COLLECTED MATERIAL:

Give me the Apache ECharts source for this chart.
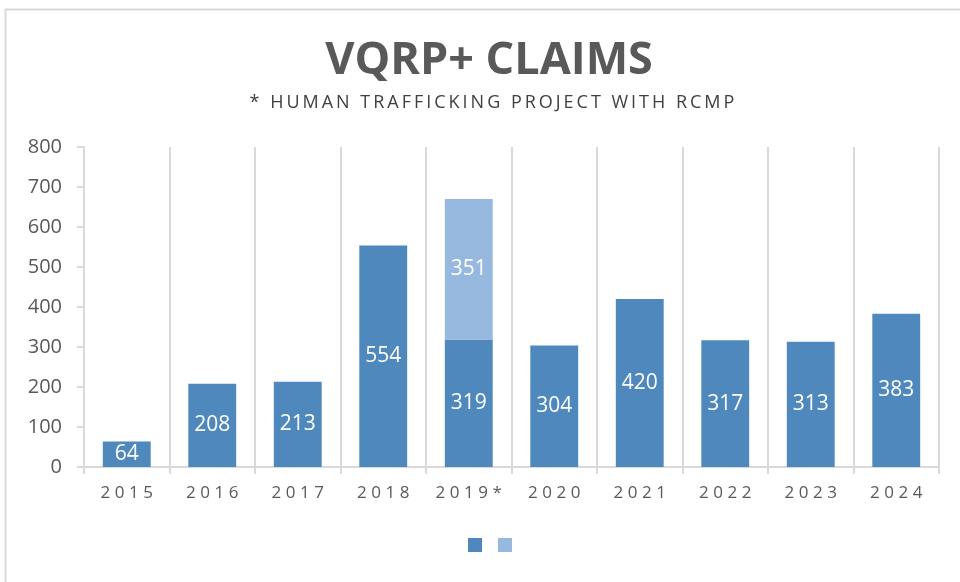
<!DOCTYPE html>
<html>
<head>
<meta charset="utf-8">
<script src="https://cdn.jsdelivr.net/npm/echarts@6/dist/echarts.min.js"></script>
<style>
html,body{margin:0;padding:0;background:#fff;}
#chart{width:960px;height:582px;}
</style>
</head>
<body>
<div id="chart"></div>
<script>
// data
var years = ["2015", "2016", "2017", "2018", "2019*", "2020", "2021", "2022", "2023", "2024"];
var claims = [64, 208, 213, 554, 319, 304, 420, 317, 313, 383];
var trafficking = ["-", "-", "-", "-", 351, "-", "-", "-", "-", "-"];
var yTicks = [0, 100, 200, 300, 400, 500, 600, 700, 800];

function spaced(s, sep) {
    return s.split("").join(sep);
}

var chart = echarts.init(document.getElementById("chart"));
var option = {
    animation: false,
    graphic: [{
        type: "polyline",
        shape: { points: [[5.5, 582], [5.5, 9.5], [960, 9.5]] },
        style: { stroke: "#d9d9d9", lineWidth: 2, fill: null }
    }],
    title: [{
        text: "VQRP+ CLAIMS",
        left: 484,
        top: 34,
        textAlign: "center",
        textStyle: { fontFamily: "Open Sans", fontWeight: "bold", fontSize: 45, color: "#595959" }
    }, {
        text: spaced("* HUMAN TRAFFICKING PROJECT WITH RCMP", "\u2009"),
        left: 487,
        top: 89,
        textAlign: "center",
        textStyle: { fontFamily: "Open Sans", fontWeight: "normal", fontSize: 18, color: "#404040" }
    }],
    legend: {
        bottom: 25,
        left: 463,
        icon: "rect",
        itemWidth: 14,
        itemHeight: 14,
        itemGap: 16,
        formatter: function () { return ""; },
        data: ["VQRP+", "Human trafficking"]
    },
    grid: { left: 84, right: 21, top: 147, bottom: 115 },
    xAxis: {
        type: "category",
        data: years,
        axisLine: { lineStyle: { color: "#d9d9d9", width: 2 } },
        axisTick: { show: true, interval: 0, length: 7, lineStyle: { color: "#d9d9d9", width: 2 } },
        splitLine: { show: true, interval: 0, lineStyle: { color: "#d9d9d9", width: 2 } },
        axisLabel: {
            interval: 0,
            margin: 18,
            fontFamily: "Open Sans",
            fontSize: 17,
            color: "#595959",
            formatter: function (v) { return spaced(v, "\u2009\u200A"); }
        }
    },
    yAxis: {
        type: "value",
        min: yTicks[0],
        max: yTicks[yTicks.length - 1],
        interval: 100,
        axisLine: { show: true, lineStyle: { color: "#d9d9d9", width: 2 } },
        axisTick: { show: true, length: 7, lineStyle: { color: "#d9d9d9", width: 2 } },
        splitLine: { show: false },
        axisLabel: { margin: 22, fontFamily: "Open Sans", fontSize: 20, color: "#595959" }
    },
    series: [{
        name: "VQRP+",
        type: "bar",
        stack: "total",
        barWidth: "56%",
        data: claims,
        itemStyle: { color: "#4f88bd" },
        label: { show: true, position: "inside", color: "#fff", fontFamily: "Open Sans", fontSize: 21 }
    }, {
        name: "Human trafficking",
        type: "bar",
        stack: "total",
        barWidth: "56%",
        data: trafficking,
        itemStyle: { color: "#97b9e0" },
        label: { show: true, position: "inside", color: "#fff", fontFamily: "Open Sans", fontSize: 21 }
    }]
};
chart.setOption(option);
</script>
</body>
</html>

EXERCISE INSTRUCTIONS: Restate the listing above word for word, and skip the pictures.

RESPONSE BELOW:
Give me the Apache ECharts source for this chart.
<!DOCTYPE html>
<html>
<head>
<meta charset="utf-8">
<script src="https://cdn.jsdelivr.net/npm/echarts@6/dist/echarts.min.js"></script>
<style>
html,body{margin:0;padding:0;background:#fff;}
#chart{width:960px;height:582px;}
</style>
</head>
<body>
<div id="chart"></div>
<script>
// data
var years = ["2015", "2016", "2017", "2018", "2019*", "2020", "2021", "2022", "2023", "2024"];
var claims = [64, 208, 213, 554, 319, 304, 420, 317, 313, 383];
var trafficking = ["-", "-", "-", "-", 351, "-", "-", "-", "-", "-"];
var yTicks = [0, 100, 200, 300, 400, 500, 600, 700, 800];

function spaced(s, sep) {
    return s.split("").join(sep);
}

var chart = echarts.init(document.getElementById("chart"));
var option = {
    animation: false,
    graphic: [{
        type: "polyline",
        shape: { points: [[5.5, 582], [5.5, 9.5], [960, 9.5]] },
        style: { stroke: "#d9d9d9", lineWidth: 2, fill: null }
    }],
    title: [{
        text: "VQRP+ CLAIMS",
        left: 484,
        top: 34,
        textAlign: "center",
        textStyle: { fontFamily: "Open Sans", fontWeight: "bold", fontSize: 45, color: "#595959" }
    }, {
        text: spaced("* HUMAN TRAFFICKING PROJECT WITH RCMP", "\u2009"),
        left: 487,
        top: 89,
        textAlign: "center",
        textStyle: { fontFamily: "Open Sans", fontWeight: "normal", fontSize: 18, color: "#404040" }
    }],
    legend: {
        bottom: 25,
        left: 463,
        icon: "rect",
        itemWidth: 14,
        itemHeight: 14,
        itemGap: 16,
        formatter: function () { return ""; },
        data: ["VQRP+", "Human trafficking"]
    },
    grid: { left: 84, right: 21, top: 147, bottom: 115 },
    xAxis: {
        type: "category",
        data: years,
        axisLine: { lineStyle: { color: "#d9d9d9", width: 2 } },
        axisTick: { show: true, interval: 0, length: 7, lineStyle: { color: "#d9d9d9", width: 2 } },
        splitLine: { show: true, interval: 0, lineStyle: { color: "#d9d9d9", width: 2 } },
        axisLabel: {
            interval: 0,
            margin: 18,
            fontFamily: "Open Sans",
            fontSize: 17,
            color: "#595959",
            formatter: function (v) { return spaced(v, "\u2009\u200A"); }
        }
    },
    yAxis: {
        type: "value",
        min: yTicks[0],
        max: yTicks[yTicks.length - 1],
        interval: 100,
        axisLine: { show: true, lineStyle: { color: "#d9d9d9", width: 2 } },
        axisTick: { show: true, length: 7, lineStyle: { color: "#d9d9d9", width: 2 } },
        splitLine: { show: false },
        axisLabel: { margin: 22, fontFamily: "Open Sans", fontSize: 20, color: "#595959" }
    },
    series: [{
        name: "VQRP+",
        type: "bar",
        stack: "total",
        barWidth: "56%",
        data: claims,
        itemStyle: { color: "#4f88bd" },
        label: { show: true, position: "inside", color: "#fff", fontFamily: "Open Sans", fontSize: 21 }
    }, {
        name: "Human trafficking",
        type: "bar",
        stack: "total",
        barWidth: "56%",
        data: trafficking,
        itemStyle: { color: "#97b9e0" },
        label: { show: true, position: "inside", color: "#fff", fontFamily: "Open Sans", fontSize: 21 }
    }]
};
chart.setOption(option);
</script>
</body>
</html>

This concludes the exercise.